Letter: Naugatuck needs to market itself



To the editor,

Naugatuck needs fresh new ideas to move our borough forward. Uniroyal shut down most parts of its Naugatuck operations in the 1970s, and we are still talking about the days of rubber like it was yesterday. The sad fact is that it has been almost 40 years that Uniroyal and other large scale manufacturing has left our borough and nothing has come into town to replace them. Unfortunately because of the tax environment here in Connecticut, I don’t think that we will ever see manufacturing on such a large scale again here in the state. According to Forbes Magazine, “Connecticut has one of the worst business climates in the country. Factors affecting a state’s business climate include the individual income tax, corporate income tax, sales tax, property tax, unemployment insurance tax and security of private property.” Our state needs to change before we can ever see large scale manufacturing return. 

However there are other ways to make the borough’s economy and downtown boom again. We need to market our location, as this is key to everything. We are right up Route 63, we are only 25 minutes from New Haven. We are in between New Haven and Hartford, we are right of I-84, and we border Middlebury, Bethany, Oxford, Beacon Falls and Waterbury.  Marketing where we are will attract businesses into our borough. 

We also need to market what we have, and being an Inland Wetlands Commissioner I can tell you we have a lot of green outdoor space. We have the Naugatuck River, which more people are kayaking and fishing in, we have the Naugatuck State Forest which has hiking trails, and if we pressure the state well enough, we could see biking and other types of trails in here. We also have the new Naugatuck Greenway, which is under construction and being installed in different phases, and we have the Bridal Trail which people run and walk on, and bike on.  All of these things will attract business to our town. 

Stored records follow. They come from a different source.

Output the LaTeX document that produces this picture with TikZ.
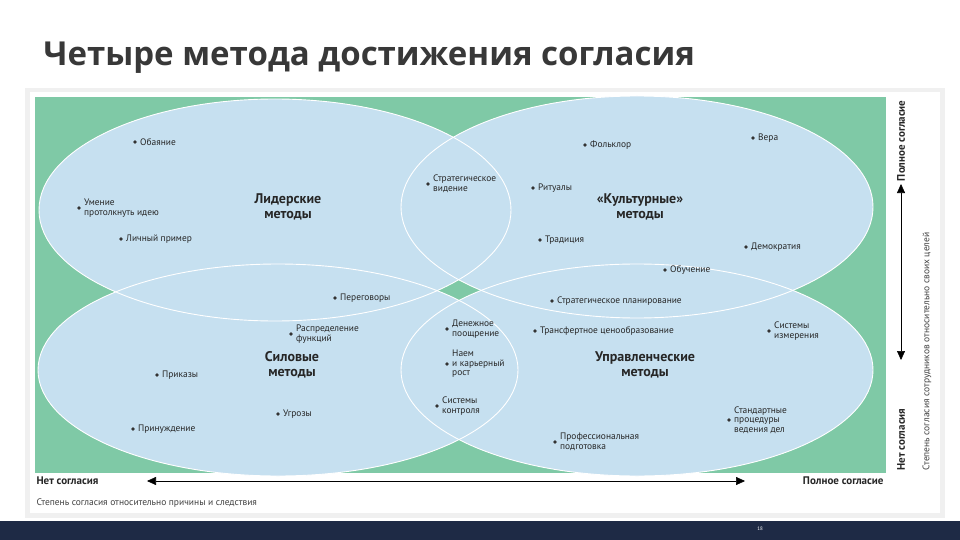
\documentclass[tikz,border=0pt]{standalone}
\usepackage{fontspec}
\setmainfont{PT Sans}
\newfontfamily\titlefont{Open Sans}
\usetikzlibrary{arrows.meta}
\definecolor{grn}{HTML}{7FC9A6}
\definecolor{ell}{HTML}{C6E0F0}
\definecolor{navy}{HTML}{1E2A45}
\begin{document}
\begin{tikzpicture}[x=1pt,y=-1pt,
  itm/.style={font=\fontsize{9.4}{9.6}\selectfont,anchor=west,align=left,inner sep=0pt,text=black!85},
  dot/.style={circle,fill=black!80,inner sep=0pt,minimum size=3.8pt},
  big/.style={font=\fontsize{14}{15}\selectfont\bfseries,align=center,text=black!85},
  ax/.style={font=\fontsize{11}{12}\selectfont\bfseries,text=black!85}]
\useasboundingbox (0,0) rectangle (960,540);
\fill[white] (0,0) rectangle (960,540);
\fill[black!6] (25,88) rectangle (945,518);
\fill[white] (30,92) rectangle (940,513);
\node[anchor=west,font=\titlefont\bfseries\fontsize{33}{36}\selectfont,text=black!78] (title) at (40,58) {Четыре метода достижения согласия};
\fill[grn] (35,97) rectangle (886,473);
\fill[ell] (275,210) ellipse (236 and 111);
\fill[ell] (637,207) ellipse (236 and 111);
\fill[ell] (278,370) ellipse (240 and 106);
\fill[ell] (637,370) ellipse (236 and 106);
\draw[white,line width=0.9pt] (275,210) ellipse (236 and 111);
\draw[white,line width=0.9pt] (637,207) ellipse (236 and 111);
\draw[white,line width=0.9pt] (278,370) ellipse (240 and 106);
\draw[white,line width=0.9pt] (637,370) ellipse (236 and 106);
% big labels
\node[big] (l1) at (288,207) {Лидерские\\методы};
\node[big] (l2) at (640,207) {«Культурные»\\методы};
\node[big] (l3) at (292,365) {Силовые\\методы};
\node[big] (l4) at (645,365) {Управленческие\\методы};
% items
\newcommand\itemat[3]{\node[dot] (#1d) at (#2) {}; \node[itm] (#1) at ([xshift=5pt]#1d.center) {#3};}
\itemat{a1}{135,142}{Обаяние}
\itemat{a2}{79,208}{Умение\\протолкнуть идею}
\itemat{a3}{121,239}{Личный пример}
\itemat{a4}{428,184}{Стратегическое\\видение}
\itemat{b1}{585,145}{Фольклор}
\itemat{b2}{753,138}{Вера}
\itemat{b3}{533,188}{Ритуалы}
\itemat{b4}{540,240}{Традиция}
\itemat{b5}{746,247}{Демократия}
\itemat{b6}{665,270}{Обучение}
\itemat{c1}{335,298}{Переговоры}
\itemat{c2}{291,334}{Распределение\\функций}
\itemat{c3}{157,375}{Приказы}
\itemat{c4}{278,414}{Угрозы}
\itemat{c5}{133,429}{Принуждение}
\itemat{d1}{552,301}{Стратегическое планирование}
\itemat{d2}{447,329}{Денежное\\поощрение}
\itemat{d3}{535,331}{Трансфертное ценообразование}
\itemat{d4}{769,331}{Системы\\измерения}
\itemat{d5}{447,364}{Наем\\и карьерный\\рост}
\itemat{d6}{437,406}{Системы\\контроля}
\itemat{d7}{729,420}{Стандартные\\процедуры\\ведения дел}
\itemat{d8}{555,442}{Профессиональная\\подготовка}
% axes
\node[ax,anchor=west] (xn) at (33,481) {Нет согласия};
\node[ax,anchor=east] (xp) at (887,481) {Полное согласие};
\draw[{Triangle[length=9pt,width=8pt]}-{Triangle[length=9pt,width=8pt]},line width=0.6pt] (147,481) coordinate (xa) -- (745,481) coordinate (xb);
\node[font=\fontsize{9.5}{10}\selectfont,anchor=west,text=black!75] (xl) at (33,503) {Степень согласия относительно причины и следствия};
\node[ax,rotate=90,anchor=west] (yn) at (901,474) {Нет согласия};
\node[ax,rotate=90,anchor=east] (yp) at (901,97) {Полное согласие};
\draw[{Triangle[length=9pt,width=8pt]}-{Triangle[length=9pt,width=8pt]},line width=0.6pt] (901,360) coordinate (ya) -- (901,184) coordinate (yb);
\node[font=\fontsize{9.5}{10}\selectfont,rotate=90,anchor=west,text=black!75] (yl) at (927,474) {Степень согласия сотрудников относительно своих целей};
% footer
\fill[navy] (0,521) rectangle (960,540);
\node[text=white,font=\fontsize{5}{6}\selectfont] (pg) at (760,529) {18};
\end{tikzpicture}
\end{document}
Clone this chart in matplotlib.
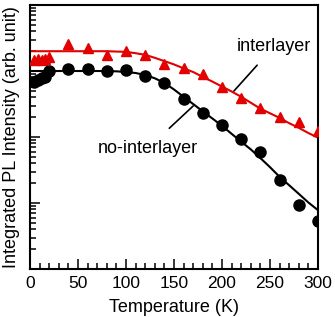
import matplotlib
matplotlib.use('Agg')
import matplotlib.pyplot as plt
from matplotlib.ticker import MultipleLocator, LogLocator, NullFormatter

plt.rcParams['font.family'] = ['Liberation Sans', 'DejaVu Sans']

temp_pts = [4, 8, 12, 16, 20, 40, 60, 80, 100, 120, 140, 160, 180, 200, 220, 240, 260, 280, 300]
inter_pts = [1470, 1520, 1470, 1520, 1630, 2560, 2230, 1750, 2010, 1750, 1280,
             1100, 890, 580, 385, 272, 199, 171, 124]
nointer_pts = [681, 731, 783, 811, 1000, 1072, 1072, 1000, 1035, 839, 658,
               377, 231, 152, 93, 59, 22.3, 9.3, 5.3]

# fitted curves, read every 10 K
temp_fit = list(range(0, 301, 10))
inter_fit = [1995, 1995, 1995, 1995, 1995, 1995, 1995, 1995, 1995, 1972, 1950,
             1862, 1758, 1585, 1413, 1259, 1096, 966, 813, 692, 582,
             490, 407, 331, 269, 229, 195, 162, 138, 115, 98]
nointer_fit = [1000, 1000, 1000, 1000, 1000, 1000, 1000, 1000, 1000, 989, 966,
               933, 871, 776, 661, 525, 407, 316, 245, 191, 148,
               112, 85, 65, 48, 35, 25, 18.6, 13.8, 10.2, 7.8]

RED = '#e20000'

fig = plt.figure(figsize=(3.35, 3.17), dpi=100)
ax = fig.add_axes([0.0896, 0.1514, 0.8594, 0.8328])

ax.plot(temp_fit, inter_fit, color=RED, lw=1.5, zorder=2)
ax.plot(temp_fit, nointer_fit, color='black', lw=1.5, zorder=2)
ax.plot(temp_pts, inter_pts, ls='none', marker='^', ms=7, color=RED, mec=RED, zorder=3)
ax.plot(temp_pts, nointer_pts, ls='none', marker='o', ms=8, color='black', zorder=3)

ax.set_yscale('log')
ax.set_xlim(0, 300)
ax.set_ylim(1, 1e4)

ax.xaxis.set_major_locator(MultipleLocator(50))
ax.xaxis.set_minor_locator(MultipleLocator(10))
ax.yaxis.set_major_locator(LogLocator(base=10, numticks=10))
ax.yaxis.set_minor_locator(LogLocator(base=10, subs=range(2, 10), numticks=20))
ax.yaxis.set_major_formatter(NullFormatter())
ax.yaxis.set_minor_formatter(NullFormatter())

ax.tick_params(which='both', direction='in', top=False, right=False, width=1.1)
ax.tick_params(which='major', length=7)
ax.tick_params(which='minor', length=4)
ax.tick_params(axis='x', labelsize=12.5, pad=5)
for s in ax.spines.values():
    s.set_linewidth(1.5)

ax.set_xlabel('Temperature (K)', fontsize=13, labelpad=6)
ax.set_ylabel('Integrated PL Intensity (arb. unit)', fontsize=13, labelpad=4)

ax.annotate('interlayer', xy=(212.5, 498), xytext=(254, 2335),
            fontsize=13, ha='center', va='center',
            arrowprops=dict(arrowstyle='-', color='black', lw=1.2,
                            shrinkA=7, shrinkB=0))
ax.annotate('no-interlayer', xy=(170, 295), xytext=(123, 68),
            fontsize=13, ha='center', va='center',
            arrowprops=dict(arrowstyle='-', color='black', lw=1.2,
                            shrinkA=9, shrinkB=0))

fig.savefig('out.png', dpi=100)
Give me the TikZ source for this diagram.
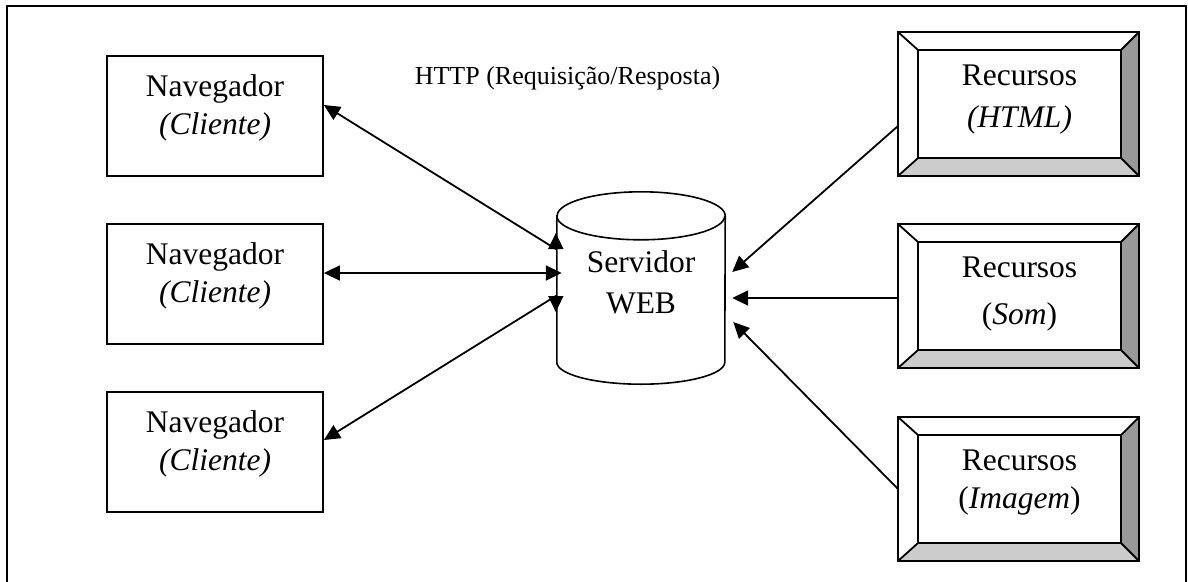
\documentclass[tikz,border=0pt]{standalone}
\usepackage{fontspec}
\setmainfont{Liberation Serif}
\usetikzlibrary{arrows.meta,calc}
\definecolor{bevdark}{HTML}{999999}
\definecolor{bevlight}{HTML}{CCCCCC}

% Bevelled resource frame: #1 name, #2 top edge, #3 second text line, #4 baseline offset of that line
\newcommand\ResBox[4]{%
  \path node[resgeom,minimum width=241pt,minimum height=144pt] (#1) at (1018.5,#2+72) {}
        node[resgeom,minimum width=203pt,minimum height=108pt] (#1i) at (1019.5,#2+72) {};
  \fill[bevdark] (#1.north east) -- (#1i.north east) -- (#1i.south east) -- (#1.south east) -- cycle;
  \fill[bevlight] (#1.south west) -- (#1i.south west) -- (#1i.south east) -- (#1.south east) -- cycle;
  \draw[resline] (#1.north west) rectangle (#1.south east);
  \draw[resline] (#1i.north west) rectangle (#1i.south east);
  \draw[resline] (#1.north west) -- (#1i.north west)
                 (#1.north east) -- (#1i.north east)
                 (#1.south west) -- (#1i.south west)
                 (#1.south east) -- (#1i.south east);
  \node[bigtxt] (#1a) at ($(#1i.north)+(0,35)$) {Recursos};
  \node[bigtxt] (#1b) at ($(#1i.north)+(0,#4)$) {#3};
}

\begin{document}
\begin{tikzpicture}[x=1pt,y=-1pt,
  >={Triangle[length=16pt,width=15pt]},
  client/.style={draw,line width=1.8pt,minimum width=216pt,minimum height=120pt,inner sep=0pt},
  resgeom/.style={inner sep=0pt,outer sep=0pt},
  resline/.style={line width=1.8pt,line join=miter},
  bigtxt/.style={font=\fontsize{31.5}{36}\selectfont,anchor=base,inner sep=0pt},
  conn/.style={line width=1.8pt}]
\useasboundingbox (0,0) rectangle (1188,581);
\clip (0,0) rectangle (1188,581);

% outer frame (its lower edge lies below the page)
\draw[line width=2pt] (7,6) rectangle (1186,600);

% protocol label
\node[font=\fontsize{26}{30}\selectfont,anchor=base,inner sep=0pt] (http) at (567.5,84)
  {HTTP (Requisição/Resposta)};

% browsers
\foreach \n/\y in {c1/116,c2/284,c3/452}{
  \node[client] (\n) at (215,\y) {};
  \node[bigtxt] (\n a) at ($(\n.north)+(0,41)$) {Navegador};
  \node[bigtxt] (\n b) at ($(\n.north)+(0,79)$) {\textit{(Cliente)}};
}

% web server cylinder
\node[inner sep=0pt,minimum width=168pt,minimum height=146pt] (srv) at (641,289) {};
\draw[line width=1.6pt,fill=white]
  (srv.north west) -- (srv.south west)
  arc[start angle=180,end angle=360,x radius=84pt,y radius=22pt]
  -- (srv.north east)
  arc[start angle=0,end angle=180,x radius=84pt,y radius=24pt] -- cycle;
\draw[line width=1.6pt] (srv.north west)
  arc[start angle=180,end angle=360,x radius=84pt,y radius=24pt];
\node[bigtxt] (srva) at (641,272) {Servidor};
\node[bigtxt] (srvb) at (641,313) {WEB};

% resources
\ResBox{r1}{32}{\textit{(HTML)}}{77}
\ResBox{r2}{224}{(\textit{Som})}{82}
\ResBox{r3}{417}{(\textit{Imagem})}{73}

% browser <-> server
\coordinate (s1a) at ($(srv.west)+(-1,-40)$);
\coordinate (s1b) at ($(srv.west)+(-1,-56)$);
\coordinate (s2)  at ($(srv.west)+(5,-16)$);
\coordinate (s3a) at ($(srv.west)+(-1,7)$);
\coordinate (s3b) at ($(srv.west)+(-1,23)$);
\draw[conn,<->] ($(c1.east)+(0,-11)$) -- (s1a) -- (s1b);
\draw[conn,<->] ($(c2.east)+(0,-11)$) -- (s2);
\draw[conn,<->] ($(c3.east)+(0,-12)$) -- (s3a) -- (s3b);

% resources -> server
\coordinate (t1) at ($(srv.east)+(7,-17)$);
\coordinate (t2) at ($(srv.east)+(7,9)$);
\coordinate (t3) at ($(srv.east)+(8,33)$);
\draw[conn,->] ($(r1.west)+(0,22)$) -- (t1);
\draw[conn,->] ($(r2.west)+(0,2)$) -- (t2);
\draw[conn,->] (r3.west) -- (t3);
\end{tikzpicture}
\end{document}
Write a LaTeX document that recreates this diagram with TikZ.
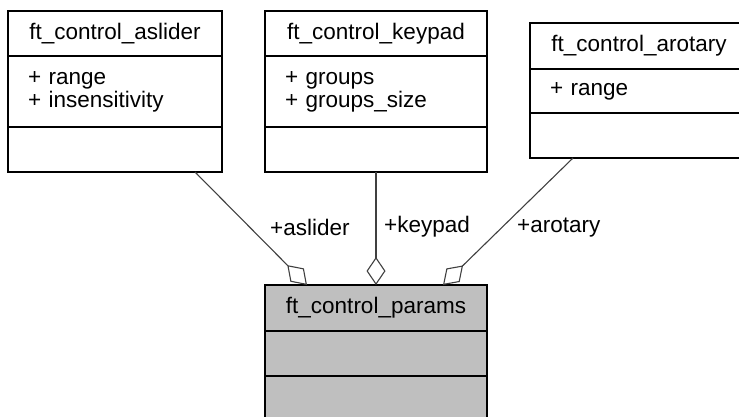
\documentclass[tikz,border=0pt]{standalone}
\usepackage{fontspec}
\setmainfont{Liberation Sans}
\usetikzlibrary{positioning, arrows.meta}

\begin{document}
\begin{tikzpicture}[x=1pt, y=-1pt, >={Diamond[open, length=28pt, width=19pt]},
    box/.style={draw, line width=1.3pt, outer sep=0pt, inner xsep=20pt, inner ysep=0pt,
      font=\fontsize{22.5}{23}\selectfont},
    assoc/.style={draw=black!75, line width=1.1pt, <-},
    lbl/.style={font=\fontsize{22.5}{23}\selectfont, inner sep=0pt}]
  \useasboundingbox (0,0) rectangle (739,416);

  % ft_control_aslider
  \node[box, anchor=north west, minimum width=214pt, minimum height=45pt] (asliderT) at (8,11) {ft\_control\_aslider};
  \node[box, below=0pt of asliderT, minimum width=214pt, minimum height=71pt, text width=174pt, align=left] (asliderA) {+ range\\+ insensitivity};
  \node[box, below=0pt of asliderA, minimum width=214pt, minimum height=45pt] (asliderM) {};

  % ft_control_keypad
  \node[box, anchor=north west, minimum width=222pt, minimum height=45pt] (keypadT) at (265,11) {ft\_control\_keypad};
  \node[box, below=0pt of keypadT, minimum width=222pt, minimum height=71pt, text width=182pt, align=left] (keypadA) {+ groups\\+ groups\_size};
  \node[box, below=0pt of keypadA, minimum width=222pt, minimum height=45pt] (keypadM) {};

  % ft_control_arotary
  \node[box, anchor=north west, minimum width=218pt, minimum height=46pt] (arotaryT) at (530,23) {ft\_control\_arotary};
  \node[box, below=0pt of arotaryT, minimum width=218pt, minimum height=44pt, text width=178pt, align=left] (arotaryA) {+ range};
  \node[box, below=0pt of arotaryA, minimum width=218pt, minimum height=45pt] (arotaryM) {};

  % ft_control_params
  \node[box, fill=black!25, anchor=north west, minimum width=222pt, minimum height=46pt] (paramsT) at (265,285) {ft\_control\_params};
  \node[box, fill=black!25, below=0pt of paramsT, minimum width=222pt, minimum height=45pt] (paramsA) {};
  \node[box, fill=black!25, below=0pt of paramsA, minimum width=222pt, minimum height=45pt] (paramsM) {};

  % Aggregations
  \draw[assoc] ([xshift=42pt]paramsT.north west) -- ([xshift=-27pt]asliderM.south east);
  \draw[assoc] (paramsT.north) -- (keypadM.south);
  \draw[assoc] ([xshift=-44pt]paramsT.north east) -- ([xshift=43pt]arotaryM.south west);

  \node[lbl, anchor=west] (lblAslider) at (270,227) {+aslider};
  \node[lbl, anchor=west] (lblKeypad) at (384,227) {+keypad};
  \node[lbl, anchor=west] (lblArotary) at (517,228) {+arotary};
\end{tikzpicture}
\end{document}
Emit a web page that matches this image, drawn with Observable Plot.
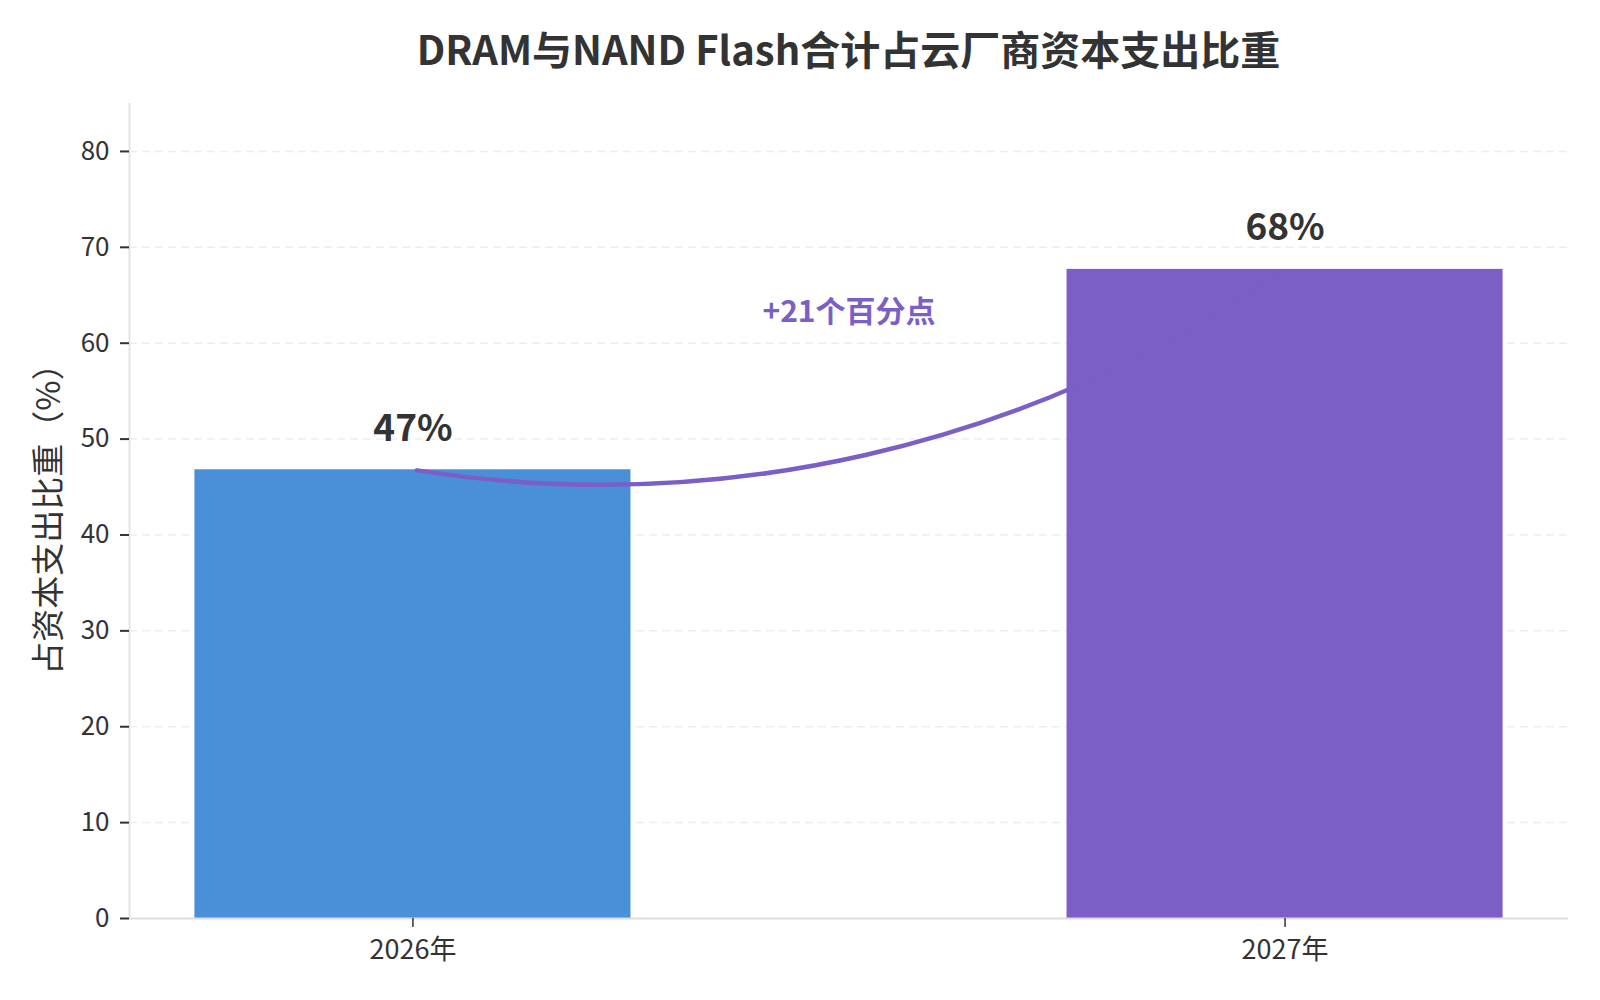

People like to go to Farmington to use their Greenway, or Shelton to walk on their river walk, I feel that once ours is done, and the borough markets this, people will come here to use ours.

Where there are people coming in business will follow. We need to market all the things that one can do in Naugatuck. We need to put some pressure on the state to make our State Forest known. Naugatuck needs to be a destination. As a borough we need to market our beautiful downtown, with all our historic buildings and architecture. I know that our downtown can be booming again. 

We also need to look at New Haven Road. This area of town can be like Queen Street in Southington. However, in order to get the businesses to the borough, we need to offer tax incentives. If our taxes are not better than one of our bordering towns, businesses will go to another town, and if they move into one of our bordering towns, we can almost be assured that they will not open another location in the borough. We need to get these businesses before another town grabs the opportunity. I believe strongly that Naugatuck can have an economic revival.

Alex Olbrys


Inland Wetlands commissioner

Candidate for burgess


  1. I agree with getting the Industrial land in Naugatuck productive again, but I don’t hang my hopes on big businesses coming in any time soon. There are other factors involved, including land value (too high), difficult topography, and high labor costs. Instead of focusing on luring a large corporation to fix our problems (which hasn’t worked for 40 years), I wish the town would take steps to allow industrial land to be purchased by average citizen’s. There is a vast amount of unused buildings and vacant land all the way from Winsted to Bridgeport. Due to its supply, this land should be cheap. I would love to purchase industrial zoned land in Naugatuck, but the prices are way too high. If Naugatuck wants to make this land productive again, they need to tax non-use at a higher rate, to prevent people from sitting on the vacant lots. It is unfortunate that all the industrial, vacant land starts at over $200,000, which is a major barrier to development of the land.